Escargots du Pays de la Vaunage, Mousseline aux oignons doux des Cévennes en croustille , jus d'herbe infusé de Livèche…  (Photo véronique Camplan)

Élégance, respect des produits, quête de légèreté de finesse, de subtilité des assemblages entre puissance et douceur. Chaque plat raconte une histoire. Prenons par exemple, "l’Aparté de cuisine de l'Homo Habilis en Camargue (-2,4 à -1,6 millions d'années)", un intitulé qui indique en sous-titre "tartare de taureau de Camargue relevé à la truffe d'Alba". Ce taureau-là vient de la manade Saumade. Connaître les producteurs, les aimer, les voir travailler leur produit, une sélection rigoureuse et …poétique. Mais revenons à notre Homo habilis. "J'ai imaginé notre homme avant la découverte du feu, raconte le chef, il chasse mais mange la viande crue en l'accompagnant des produits qui poussent autour de lui". Le taureau vit dans des terres salées, il sera donc conclue une alliance avec l'iode. Le tartare ressemble à un rocher, posé sur de l'algue et accompagné d'une glace à la spiruline, aussi appelée l'algue bleue … Le tout enrichi d'huile d'olive et parfumé de truffes d'Alba, un raffinement qui échappât sans doute à notre ancêtre…

Autre plat, autre histoire…

la "Soupe de palombes et gibiers à plumes accompagnée d'olivette de beurre parfumé au genièvre, copeaux de foie gras de canard cru". Le genièvre, une baie dont les oiseaux se délectent. Il n'y a pas de hasard…

Nous pourrions ainsi raconter chaque assiette, en décrire les saveurs de nuages parfumés, comme les escargots de la Vaunage ou le râble de lièvre rôti et son croustillant qui renferme Une cuisse cuite en civet adoucie à la Reinette du Vigan… Impossible pourtant de ne pas s'arrêter sur une création du chef : l'île flottante aux truffes de Provence sur un velouté de cèpes des Cévennes. Nous voilà terriens, en prise directe avec notre nature, terminus d'un voyage, aboutissement de la recherche des équilibres entre notes fragiles et puissantes…

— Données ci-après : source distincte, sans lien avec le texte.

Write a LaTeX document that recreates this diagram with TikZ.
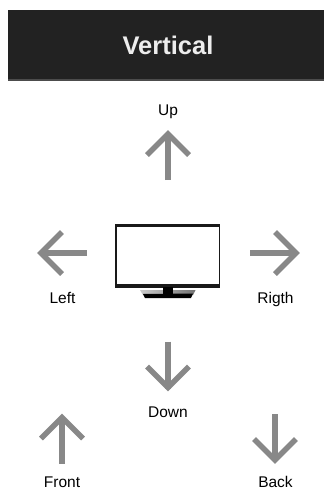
\documentclass[tikz,border=0pt]{standalone}
\usepackage{fontspec}
\setmainfont{Liberation Sans}
\definecolor{bar}{HTML}{222222}
\definecolor{arrowgrey}{HTML}{888888}
\tikzset{
  icon/.style={draw=arrowgrey,line width=5.6pt,line join=miter,line cap=butt},
  lbl/.style={font=\fontsize{15.5}{18}\selectfont,text=black,inner sep=0pt,anchor=base},
  arrowicon/.pic={
    \draw[icon] (0,49) -- (0,2);
    \draw[icon] (-21,24) -- (0,3) -- (21,24);
  }
}
\begin{document}
\begin{tikzpicture}[x=1pt,y=-1pt]
\useasboundingbox (0,0) rectangle (324,490);
\fill[white] (0,0) rectangle (324,490);
% header
\fill[bar] (8,10) rectangle (324,80);
\fill[black!70] (8,79.3) rectangle (324,80.6);
\node[font=\bfseries\fontsize{25.5}{30}\selectfont,text=white!93!black,inner sep=0pt] (title) at (168,45) {Vertical};
% arrows
\pic at (168,131) {arrowicon};
\pic[rotate=180] at (168,390.5) {arrowicon};
\pic at (62,414.5) {arrowicon};
\pic[rotate=180] at (275,463) {arrowicon};
\pic[rotate=90] at (38,253) {arrowicon};
\pic[rotate=-90] at (299,253) {arrowicon};
% labels
\node[lbl] (up) at (168,115) {Up};
\node[lbl] (left) at (62.5,303) {Left};
\node[lbl] (right) at (275.5,303) {Rigth};
\node[lbl] (down) at (168,417) {Down};
\node[lbl] (front) at (62,487) {Front};
\node[lbl] (back) at (275.5,487) {Back};
% television
\fill[black!90] (115,224.3) rectangle (220.3,287.8);
\fill[white] (117,226.5) rectangle (218.5,284);
\path[left color=black!20,right color=black!55] (140,290) -- (195.5,290) -- (193,295) -- (143,295) -- cycle;
\fill[black] (143,294) -- (193,293.5) -- (191,298) -- (145,298) -- cycle;
\fill[black] (163,287) rectangle (172.5,295);
\end{tikzpicture}
\end{document}
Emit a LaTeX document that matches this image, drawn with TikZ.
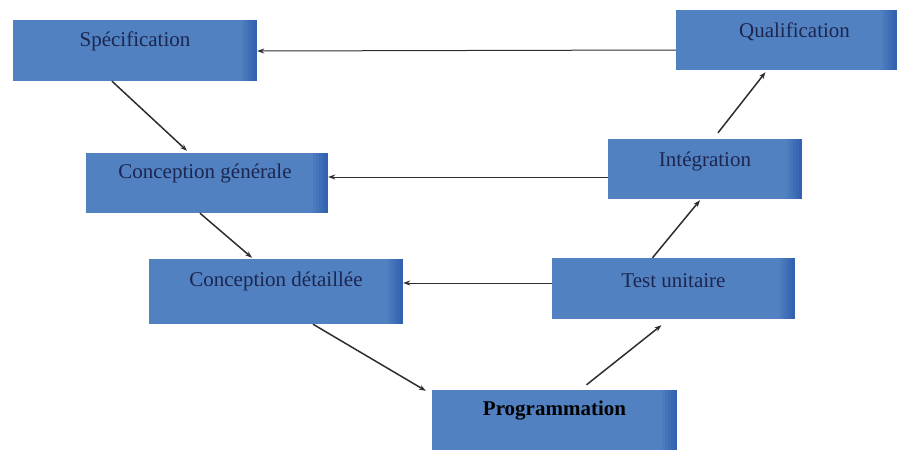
\documentclass[tikz,border=0pt]{standalone}
\usepackage{fontspec}
\setmainfont{Liberation Serif}
\usetikzlibrary{arrows.meta}
\definecolor{boxblue}{RGB}{82,129,193}
\definecolor{boxdark}{RGB}{50,98,176}
\definecolor{inkblue}{RGB}{28,38,80}
\definecolor{linegray}{RGB}{45,45,50}
\tikzset{
  stagebox/.style={rectangle, draw=none, fill=boxblue, inner sep=0pt,
    minimum height=60pt,
    % right edge darkens in small steps
    path picture={
      \foreach \k/\op in {1/0.2,2/0.4,3/0.6,4/0.8,5/1}{
        \fill[boxdark, opacity=\op]
          ([xshift={-3pt*(6-\k)}]path picture bounding box.north east)
          rectangle ([xshift={-3pt*(5-\k)}]path picture bounding box.south east);
      }}},
  stagelabel/.style={font=\fontsize{21}{24}\selectfont, text=inkblue, inner sep=0pt},
  flow/.style={draw=linegray, line width=1pt, -{Stealth[length=7pt,width=5pt]}},
  descend/.style={flow, line width=1.5pt}
}
\begin{document}
\begin{tikzpicture}[x=1pt, y=-1pt]
  \useasboundingbox (0,0) rectangle (911,455);

  % stages of the V cycle
  \node[stagebox, minimum width=244pt, minimum height=61pt] (spec) at (135,50.5) {};
  \node[stagebox, minimum width=221pt] (qual) at (786.5,40) {};
  \node[stagebox, minimum width=242pt] (cg)   at (207,183) {};
  \node[stagebox, minimum width=194pt] (int)  at (705,169) {};
  \node[stagebox, minimum width=254pt, minimum height=65pt] (cd) at (276,291.5) {};
  \node[stagebox, minimum width=243pt, minimum height=61pt] (tu) at (673.5,288.5) {};
  \node[stagebox, minimum width=245pt] (prog) at (554.5,420) {};

  % labels, set in the upper part of each box
  \node[stagelabel] (specT) at ([yshift=9pt]spec.center) {Spécification};
  \node[stagelabel] (qualT) at ([xshift=8pt,yshift=8pt]qual.center) {Qualification};
  \node[stagelabel] (cgT)   at ([xshift=-2pt,yshift=10pt]cg.center) {Conception générale};
  \node[stagelabel] (intT)  at ([yshift=8pt]int.center) {Intégration};
  \node[stagelabel] (cdT)   at ([yshift=10pt]cd.center) {Conception détaillée};
  \node[stagelabel] (tuT)   at ([yshift=8pt]tu.center) {Test unitaire};
  \node[stagelabel, text=black, font=\fontsize{21}{24}\selectfont\bfseries] (progT)
    at ([yshift=9pt]prog.center) {Programmation};

  % descending branch
  \draw[descend] ([xshift=-23pt]spec.south) -- ([xshift=-20pt,yshift=2pt]cg.north);
  \draw[descend] ([xshift=-7pt]cg.south) -- ([xshift=-24pt,yshift=1pt]cd.north);
  \draw[descend] ([xshift=37pt]cd.south) -- ([xshift=-6pt,yshift=-1pt]prog.north west);

  % ascending branch
  \draw[descend] ([xshift=32pt,yshift=5pt]prog.north) -- ([xshift=-12pt,yshift=-6pt]tu.south);
  \draw[descend] ([xshift=-21pt]tu.north) -- ([xshift=-5pt,yshift=-1pt]int.south);
  \draw[descend] ([xshift=13pt,yshift=6pt]int.north) -- ([xshift=-21pt,yshift=-2pt]qual.south);

  % feedback links between matching levels
  \draw[flow] ([yshift=-10pt]qual.west) -- ([yshift=-0.5pt]spec.east);
  \draw[flow] ([yshift=-8pt]int.west) -- ([yshift=6pt]cg.east);
  \draw[flow] ([yshift=5.5pt]tu.west) -- ([yshift=8.5pt]cd.east);
\end{tikzpicture}
\end{document}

"Un monde préservé des météorites négatives"

Mettre sa gourmandise en cage …  (Photo véronique Camplan)

Un restaurant étoilé, ce n'est pas seulement une cuisine d'exception, c'est aussi une bulle, une parenthèse de temps arrêté où tout doit contribuer au bien-être. Le personnel d'abord, sommelier, chef de rang, service, noria silencieuse attentive tout en maîtrise élégance et un désir non feint de partage. En cuisine, même esprit. "L'équipe est une famille, dira Michel Kayser, l'excellence est partout, cela demande de la cohésion".  Lorsque l'on rentre dans la salle après une promenade dans les jardins ou tintinnabulent des mobiles de verre et où des voiles tendues frissonnent avec des élégances de soie, on prend place à la table où seul trône, un gros verre de Baccarat.

Une pièce unique pour l'hile d'exception de la Maison Paradis (Photo véronique Camplan)

Place à l'élégance sobre au calme feutré, aux objets uniques comme cet huilier fait sur mesure pour le restaurant par un artisan verrier. Le socle figure la maison carrée et l'huile est contenue dans des branches de verres comme celle de leur arbre … Soin du détail et magie au moment de découvrir l'écrin de gourmandise, une cage de bois elle aussi imaginée par le chef. Pièce unique qui enferme les convives dans un univers où toutes les gourmandises sont permises, de la glace à la réglisse, enchantement d'enfance au surprenant crumble de céleri et truffe blanche, un sablé à l'oignon doux des Cévennes et d'autres voluptés encore…  Le temps d'un repas, se réfugier dans un monde à "préserver des météorites négatives".

Bonheur éphémère ? Pas tant que ça. Comme le voyage, un tableau ou un opéra, l'expérience est une découverte qui vient imprimer notre mémoire, changer notre vision, en suscitant la vue, l'odorat, le goût, pour provoquer de l'émotion.